From the listing, collect all lines containing the word "this".

+++ DATA TO USE

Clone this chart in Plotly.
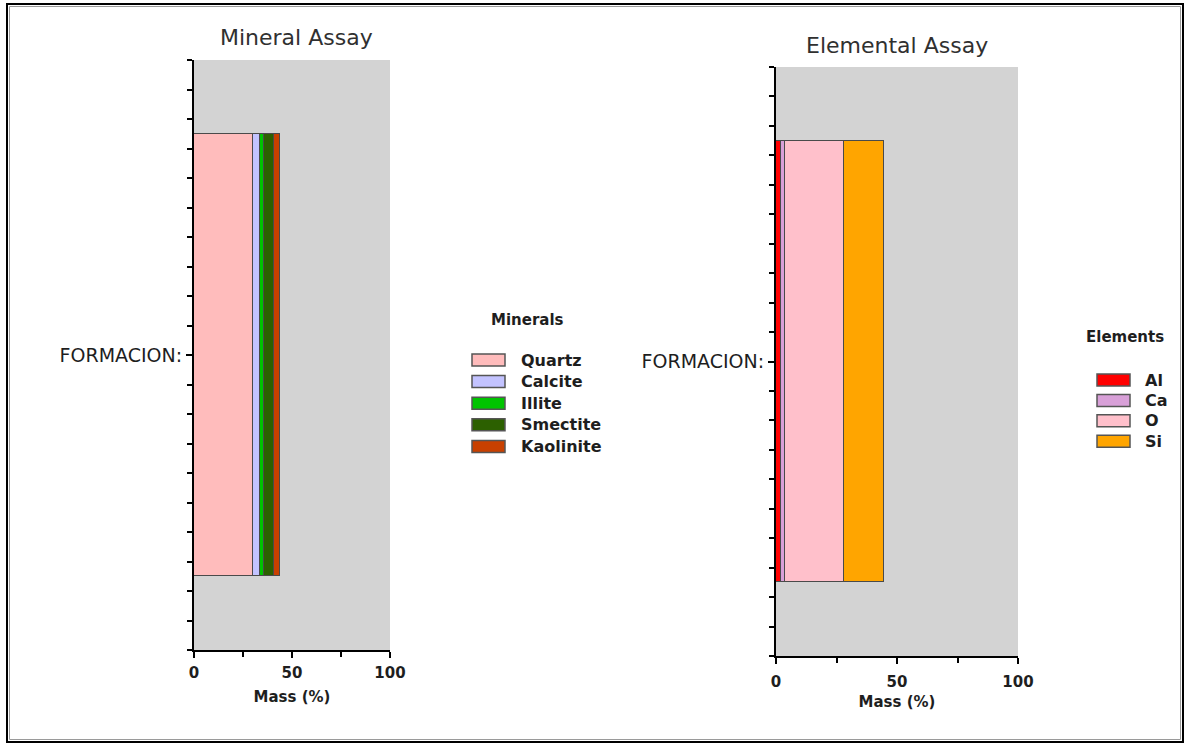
import plotly.graph_objects as go

W, H = 1189, 744

# Samples (one row per formation) and assay composition, mass %
samples = ["FORMACION:"]

minerals = ["Quartz", "Calcite", "Illite", "Smectite", "Kaolinite"]
mineral_mass = [30.0, 3.7, 2.2, 4.9, 2.9]
mineral_colors = ["#ffbcbc", "#c3c3ff", "#00c400", "#2c6000", "#c84000"]

elements = ["Al", "Ca", "O", "Si"]
element_mass = [2.0, 1.6, 24.5, 16.6]
element_colors = ["#ff0000", "#d8a0d8", "#ffc0cb", "#ffa500"]

x_ticks = [0, 50, 100]

TXT = "#1e1e1e"
FONT = "DejaVu Sans"


def px(x):
    return x / W


def py(y):
    return 1 - y / H


fig = go.Figure()

ypos = list(range(len(samples)))

for name, val, col in zip(minerals, mineral_mass, mineral_colors):
    fig.add_trace(go.Bar(
        x=[val], y=ypos, orientation="h", name=name, width=1.5,
        marker=dict(color=col, line=dict(color="#4a4a4a", width=1)),
        xaxis="x", yaxis="y", showlegend=False,
    ))

for name, val, col in zip(elements, element_mass, element_colors):
    fig.add_trace(go.Bar(
        x=[val], y=ypos, orientation="h", name=name, width=1.5,
        marker=dict(color=col, line=dict(color="#4a4a4a", width=1)),
        xaxis="x2", yaxis="y2", showlegend=False,
    ))


def xaxis(domain, anchor, label_gap, title_gap):
    return dict(
        domain=domain, anchor=anchor, range=[0, 100], automargin=False,
        tickvals=x_ticks, ticks="outside", ticklen=6, tickwidth=2, tickcolor="black",
        ticklabelstandoff=label_gap,
        minor=dict(dtick=25, tick0=0, ticks="outside", ticklen=5, tickwidth=2, tickcolor="black"),
        showline=True, linecolor="black", linewidth=2,
        showgrid=False, zeroline=False, fixedrange=True,
        tickfont=dict(family=FONT, size=15, color=TXT, weight="bold"),
        title=dict(text="Mass (%)", standoff=title_gap,
                   font=dict(family=FONT, size=15, color=TXT, weight="bold")),
    )


def yaxis(domain, anchor):
    return dict(
        domain=domain, anchor=anchor, range=[-1, 1], automargin=False,
        tickvals=ypos, ticktext=samples,
        ticks="outside", ticklen=6, tickwidth=2, tickcolor="black",
        minor=dict(dtick=0.1, tick0=-1, ticks="outside", ticklen=5, tickwidth=2, tickcolor="black"),
        showline=True, linecolor="black", linewidth=2,
        showgrid=False, zeroline=False, fixedrange=True,
        tickfont=dict(family=FONT, size=19, color=TXT),
    )


fig.update_layout(
    width=W, height=H, autosize=False,
    margin=dict(l=0, r=0, t=0, b=0, pad=0, autoexpand=False),
    paper_bgcolor="white", plot_bgcolor="#d3d3d3",
    showlegend=False,
    barmode="stack", bargap=0,
    xaxis=xaxis([px(194), px(390)], "y", 2, 10),
    yaxis=yaxis([py(650), py(60)], "x"),
    xaxis2=xaxis([px(776), px(1018)], "y2", 5, 6),
    yaxis2=yaxis([py(656), py(67)], "x2"),
)

shapes = [
    dict(type="rect", xref="paper", yref="paper",
         x0=px(7), x1=px(1183), y0=py(742), y1=py(4),
         line=dict(color="black", width=2)),
    dict(type="rect", xref="paper", yref="paper",
         x0=px(9.5), x1=px(1180.5), y0=py(739.5), y1=py(6.5),
         line=dict(color="#9a9a9a", width=1)),
]
annotations = [
    dict(text="Mineral Assay", x=px(296), y=py(38), xref="paper", yref="paper",
         showarrow=False, xanchor="center", yanchor="middle",
         font=dict(family=FONT, size=22, color="#303030")),
    dict(text="Elemental Assay", x=px(897), y=py(45), xref="paper", yref="paper",
         showarrow=False, xanchor="center", yanchor="middle",
         font=dict(family=FONT, size=22, color="#303030")),
]


def add_legend(title, names, colors, title_xy, sw_x0, y0, step, text_x):
    annotations.append(dict(
        text=title, x=px(title_xy[0]), y=py(title_xy[1]), xref="paper", yref="paper",
        showarrow=False, xanchor="center", yanchor="middle",
        font=dict(family=FONT, size=15, color=TXT, weight="bold")))
    for i, (n, c) in enumerate(zip(names, colors)):
        yc = y0 + i * step
        shapes.append(dict(type="rect", xref="paper", yref="paper",
                           x0=px(sw_x0), x1=px(sw_x0 + 33), y0=py(yc + 6), y1=py(yc - 6),
                           fillcolor=c, line=dict(color="#555555", width=1.5)))
        annotations.append(dict(
            text=n, x=px(text_x), y=py(yc), xref="paper", yref="paper",
            showarrow=False, xanchor="left", yanchor="middle",
            font=dict(family=FONT, size=16, color=TXT, weight="bold")))


add_legend("Minerals", minerals, mineral_colors, (527, 320), 472, 360, 21.6, 519)
add_legend("Elements", elements, element_colors, (1125, 337), 1097, 380, 20.4, 1143)

fig.update_layout(shapes=shapes, annotations=annotations)

fig.write_html(
    "out.html",
    config={"responsive": False},
    post_script="document.documentElement.style.overflow='hidden';"
                "document.body.style.overflow='hidden';document.body.style.margin='0';",
)
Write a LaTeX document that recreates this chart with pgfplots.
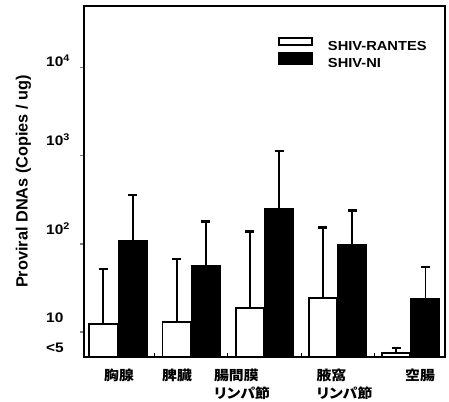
\documentclass[border=0pt]{standalone}
\usepackage{pgfplots}
\pgfplotsset{compat=1.18}
\usepackage{pgfplotstable}
\usepackage{fontspec}
\setmainfont{Liberation Sans}[FakeStretch=1.12]
\newfontfamily\ylabfont{Liberation Sans}
\newfontfamily\cjk{Noto Sans CJK JP}[FakeStretch=1.1, RawFeature=+palt]

\pgfplotstableread{
x y e
0 12.3 39.6
1 13.1 54.4
2 18.7 118.7
3 24.3 128.5
4 5.78 0.8
}\rantes
\pgfplotstableread{
x y e
0 108.6 250.4
1 56.1 122.5
2 248.9 883
3 97.2 141.2
4 23.7 31
}\ni

\begin{document}
\begin{tikzpicture}
\begin{axis}[
  name=ax,
  scale only axis, width=361pt, height=351pt,
  ymode=log, log origin=infty,
  xmin=-0.465, xmax=4.467, ymin=5.2, ymax=50000,
  axis line style={line width=2.2pt},
  ybar, bar width=0.385,
  xtick={0.014,0.806,1.694,3.094,4.126},
  xticklabels={胸腺,脾臓,{腸間膜\\リンパ節},{腋窩\\リンパ節},空腸},
  xtick style={draw=none},
  xticklabel style={font=\cjk\bfseries\fontsize{13.5}{18}\selectfont, align=left, inner sep=0pt, yshift=-8pt},
  extra x ticks={0.5,1.5,2.5,3.5},
  extra x tick labels={},
  extra x tick style={tick align=inside, xtick style={draw=black, line width=1pt}},
  ytick={10,100,1000,10000},
  yticklabels={,,,},
  yminorticks=false,
  tick align=outside, major tick length=4pt,
  ytick pos=left, xtick pos=bottom,
  ytick style={line width=1.5pt},
  extra y ticks={10330,1309,128,12.65,5.78},
  extra y tick labels={10\textsuperscript{4},10\textsuperscript{3},10\textsuperscript{2},10,<5},
  extra y tick style={ytick style={draw=none}, yticklabel style={anchor=base west, inner sep=0pt, xshift=-34pt, font=\bfseries\fontsize{13.8}{14}\selectfont}},
  ylabel={Proviral DNAs (Copies / ug)},
  ylabel style={font=\ylabfont\bfseries\fontsize{16.3}{17}\selectfont, at={(axis description cs:-0.168,0.5)}, anchor=center},
  legend style={at={(0.529,0.917)}, anchor=north west, draw=none, fill=none,
    font=\bfseries\fontsize{13.1}{13}\selectfont, row sep=1.6pt,
    nodes={inner sep=0pt, text height=8.7pt, text depth=0pt},
    /tikz/every odd column/.style={column sep=15pt}},
  legend cell align=left,
]
\addplot[fill=white, draw=black, line width=1.8pt, bar shift=-0.2,
  legend image code/.code={\draw[black, fill=white, line width=1.5pt] (0pt,1pt) rectangle (33pt,8pt);},
  error bars/.cd, y dir=plus, y explicit,
  error bar style={line width=1.9pt, black},
  error mark options={rotate=90, mark size=4.5pt, line width=2.5pt, black}]
  table[x=x, y=y, y error=e] {\rantes};
\addlegendentry{SHIV-RANTES}
\addplot[fill=black, draw=black, line width=1.8pt, bar shift=0.2,
  legend image code/.code={\fill[black] (0pt,-1pt) rectangle (33pt,10pt);},
  error bars/.cd, y dir=plus, y explicit,
  error bar style={line width=1.9pt, black},
  error mark options={rotate=90, mark size=4.5pt, line width=2.5pt, black}]
  table[x=x, y=y, y error=e] {\ni};
\addlegendentry{SHIV-NI}
\end{axis}
\pgfresetboundingbox
\path ([shift={(-84pt,-45pt)}]ax.south west) rectangle ([shift={(4pt,6pt)}]ax.north east);
\end{tikzpicture}
\end{document}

++++++

■ COMPLETE RESPONSE ■
Clone this chart in Plotly.
Write a LaTeX document that recreates this chart with pgfplots.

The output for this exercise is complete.